I was in High School when Homestuck first came out. I have no idea how I first came across MS Paint Adventures, but somehow I found it before any of my friends. I read though Problem Sleuth and loved it, jumping straight into Homestuck while it was still just several months in. I found that a friend I’d already made that year had also stumbled upon the comics, and we started discussing them. Within a year or two I’d been introduced, from chain reactions of friendship mostly originating form that single person, to a group that to this day contains some of the best friends I’ve ever made. Homestuck was not the reason for these friendships, but it cropped up around the same time and quite a number of the people I knew read it. There’s a power to that nostalgia.

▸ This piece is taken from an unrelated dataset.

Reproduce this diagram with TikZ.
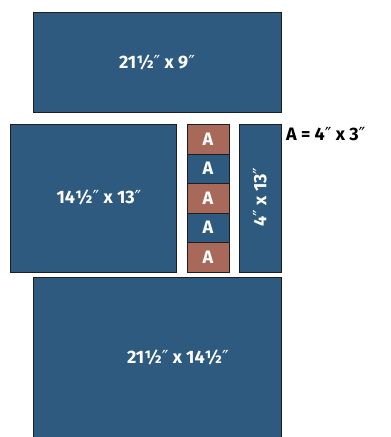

Indeed, when it came to my larger circle of acquaintances, Homestuck was the most common thing among them. My closest friends had plenty of mutual interests, and not all of them read the comic. Yet often times I’d be introduced to some friend-of-a-friend and it would be the only topic we could instantly discuss. Its popularity and appeal drew in a really diverse crowd of people, all of whom were various levels of obsessed. Some were casual readers who liked talking about their favorite characters now and then. Some were way into the art and fan communities. Some were self-proclaimed theorymancers who pored over details, constantly combing through old pages to separate the countless innocuous jokes and references from foreshadowing and hidden meaning.

You can feel the deeply concealed plot developments in every page.

One year, a group of these people and I were heading to a gaming convention and decided to cosplay as Homestuck characters. Cosplay has never really been my thing, and I’m not much for physical arts and crafts. However, I did own the t-shirt of one of the characters. And thus, when a friend tossed me a pair of aviators worn by said character, my extremely intricate ensemble was complete. I didn’t even share the same facial hair or color of the character, but I wasn’t about to let things like putting in effort stop me. Those shades are still sitting at the bottom of a nearby drawer to this day, ready for the next time destiny demands I perform a quarter-assed metamorphosis into a fictional cool-dude fast approaching half my age.

Homestuck does have faults, which I’d say are mainly related to struggling under its own weight as time went on. Once upon a time I loved it, now I merely like it. Back in the day it was a massive juggernaut of cultural influence, now it’s merely a cool thing that happened. Yet no matter what opinion of it I hold in the present, Homestuck was significant. So much so that it’s difficult to encapsulate in just one blog article.

...so I won’t try! Psyche!

...

...oh wait, if I make this multi-part I’ll have to note that in the title. Curses! Foiled by my scrupulous tendency of accurately representing article headers! I retract my previous psyche, counteracting it with an un-psyche. Which I guess would just be a really predictable outcome. Maybe I helpfully remind you that the sky is still blue? If any of you require some sort of psyche counseling or reparations, please let me know.